▼

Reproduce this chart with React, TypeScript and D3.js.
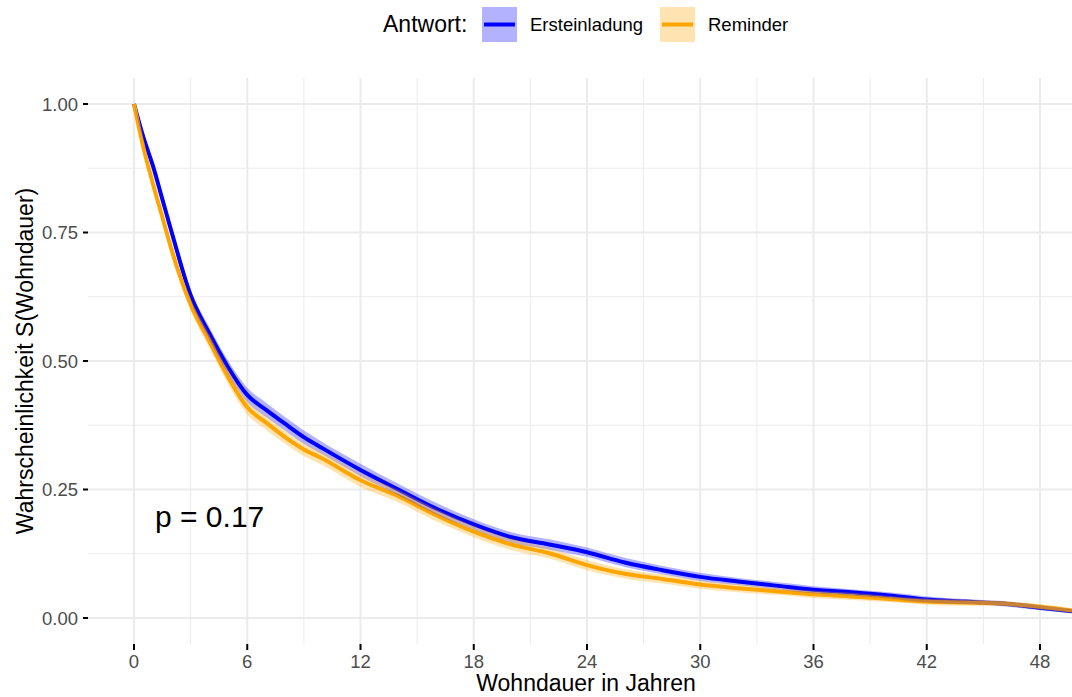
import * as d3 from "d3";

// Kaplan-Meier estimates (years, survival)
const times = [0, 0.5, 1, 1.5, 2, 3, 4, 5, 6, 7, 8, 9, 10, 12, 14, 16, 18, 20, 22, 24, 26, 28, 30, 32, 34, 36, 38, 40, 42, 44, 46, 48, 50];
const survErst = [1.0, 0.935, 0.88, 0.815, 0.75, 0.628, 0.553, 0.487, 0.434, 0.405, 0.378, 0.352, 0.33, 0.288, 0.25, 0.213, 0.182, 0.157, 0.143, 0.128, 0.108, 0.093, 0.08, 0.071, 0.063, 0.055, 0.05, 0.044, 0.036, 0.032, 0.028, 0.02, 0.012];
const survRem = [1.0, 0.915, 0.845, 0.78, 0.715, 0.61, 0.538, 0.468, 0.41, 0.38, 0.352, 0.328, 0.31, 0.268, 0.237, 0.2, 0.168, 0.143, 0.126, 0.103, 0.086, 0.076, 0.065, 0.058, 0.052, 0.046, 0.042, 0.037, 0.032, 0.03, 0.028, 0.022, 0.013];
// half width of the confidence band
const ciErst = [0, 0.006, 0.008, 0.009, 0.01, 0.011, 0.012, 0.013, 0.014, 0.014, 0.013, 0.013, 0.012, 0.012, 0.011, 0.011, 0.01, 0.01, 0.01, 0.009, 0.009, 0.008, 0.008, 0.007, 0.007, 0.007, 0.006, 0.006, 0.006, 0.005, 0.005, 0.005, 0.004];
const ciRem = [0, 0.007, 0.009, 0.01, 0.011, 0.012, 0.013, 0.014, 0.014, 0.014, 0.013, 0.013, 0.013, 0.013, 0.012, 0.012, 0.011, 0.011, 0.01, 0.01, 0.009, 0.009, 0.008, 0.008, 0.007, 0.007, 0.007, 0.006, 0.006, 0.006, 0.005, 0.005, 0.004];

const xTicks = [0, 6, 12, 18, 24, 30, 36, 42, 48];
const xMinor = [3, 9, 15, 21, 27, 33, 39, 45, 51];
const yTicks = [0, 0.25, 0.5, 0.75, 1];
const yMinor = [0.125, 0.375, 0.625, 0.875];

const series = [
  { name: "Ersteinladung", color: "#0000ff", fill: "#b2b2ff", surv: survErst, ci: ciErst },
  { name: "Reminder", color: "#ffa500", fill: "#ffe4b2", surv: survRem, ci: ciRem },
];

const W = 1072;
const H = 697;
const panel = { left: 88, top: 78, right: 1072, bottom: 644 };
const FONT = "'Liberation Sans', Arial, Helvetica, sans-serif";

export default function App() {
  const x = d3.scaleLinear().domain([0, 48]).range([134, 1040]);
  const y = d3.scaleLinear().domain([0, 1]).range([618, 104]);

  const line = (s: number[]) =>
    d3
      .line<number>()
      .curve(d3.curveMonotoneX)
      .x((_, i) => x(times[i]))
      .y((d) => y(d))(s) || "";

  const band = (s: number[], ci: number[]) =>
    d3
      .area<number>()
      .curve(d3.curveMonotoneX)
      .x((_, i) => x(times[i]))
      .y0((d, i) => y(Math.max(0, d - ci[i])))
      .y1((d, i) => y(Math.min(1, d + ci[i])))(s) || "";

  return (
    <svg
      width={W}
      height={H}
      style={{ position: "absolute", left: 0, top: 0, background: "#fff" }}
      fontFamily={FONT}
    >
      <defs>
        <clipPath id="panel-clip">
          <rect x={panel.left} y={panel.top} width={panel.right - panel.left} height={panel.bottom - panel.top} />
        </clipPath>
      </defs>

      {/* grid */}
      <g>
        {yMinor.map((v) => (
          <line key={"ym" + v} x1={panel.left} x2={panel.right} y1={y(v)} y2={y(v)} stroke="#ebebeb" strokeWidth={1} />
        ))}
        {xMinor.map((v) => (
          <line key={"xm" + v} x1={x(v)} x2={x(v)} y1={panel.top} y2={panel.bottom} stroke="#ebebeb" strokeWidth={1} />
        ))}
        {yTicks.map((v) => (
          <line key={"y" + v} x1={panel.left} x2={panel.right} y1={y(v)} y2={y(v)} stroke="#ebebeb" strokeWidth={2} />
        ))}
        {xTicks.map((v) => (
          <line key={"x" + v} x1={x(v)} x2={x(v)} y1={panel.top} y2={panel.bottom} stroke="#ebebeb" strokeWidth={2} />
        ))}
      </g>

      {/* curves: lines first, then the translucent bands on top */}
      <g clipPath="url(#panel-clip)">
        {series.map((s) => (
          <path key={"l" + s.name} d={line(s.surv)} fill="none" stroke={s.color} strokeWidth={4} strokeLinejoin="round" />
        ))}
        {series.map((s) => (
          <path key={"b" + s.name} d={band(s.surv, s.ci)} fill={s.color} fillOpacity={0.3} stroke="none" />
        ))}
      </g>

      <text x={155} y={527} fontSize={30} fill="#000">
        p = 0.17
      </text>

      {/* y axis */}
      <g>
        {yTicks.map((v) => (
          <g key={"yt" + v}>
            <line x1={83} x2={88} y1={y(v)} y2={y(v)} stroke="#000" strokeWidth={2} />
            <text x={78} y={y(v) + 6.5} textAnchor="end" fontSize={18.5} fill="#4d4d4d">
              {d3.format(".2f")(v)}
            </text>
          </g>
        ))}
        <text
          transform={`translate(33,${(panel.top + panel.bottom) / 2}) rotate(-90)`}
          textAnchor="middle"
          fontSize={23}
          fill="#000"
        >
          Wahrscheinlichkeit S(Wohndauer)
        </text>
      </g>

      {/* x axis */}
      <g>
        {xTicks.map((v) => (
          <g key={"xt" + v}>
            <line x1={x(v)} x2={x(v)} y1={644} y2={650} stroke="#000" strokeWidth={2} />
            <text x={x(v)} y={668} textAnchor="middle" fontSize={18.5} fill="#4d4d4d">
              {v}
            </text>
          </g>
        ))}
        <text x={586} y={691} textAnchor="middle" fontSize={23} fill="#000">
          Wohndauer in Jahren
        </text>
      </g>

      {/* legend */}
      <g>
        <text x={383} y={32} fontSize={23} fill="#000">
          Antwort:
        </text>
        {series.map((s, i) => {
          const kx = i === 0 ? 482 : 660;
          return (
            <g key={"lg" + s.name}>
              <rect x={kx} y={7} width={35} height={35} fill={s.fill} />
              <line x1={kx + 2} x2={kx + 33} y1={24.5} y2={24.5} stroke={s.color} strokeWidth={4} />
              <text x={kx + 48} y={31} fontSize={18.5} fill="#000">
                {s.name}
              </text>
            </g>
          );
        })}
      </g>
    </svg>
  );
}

▲

> **PROBLEM TO WORK ON**
Reproduce only the lines from the beginning of the data through the line that contains "import * as", both included, and please drop the pictures.

> **SOLUTION BELOW**
Reproduce this chart with React, TypeScript and D3.js.
import * as d3 from "d3";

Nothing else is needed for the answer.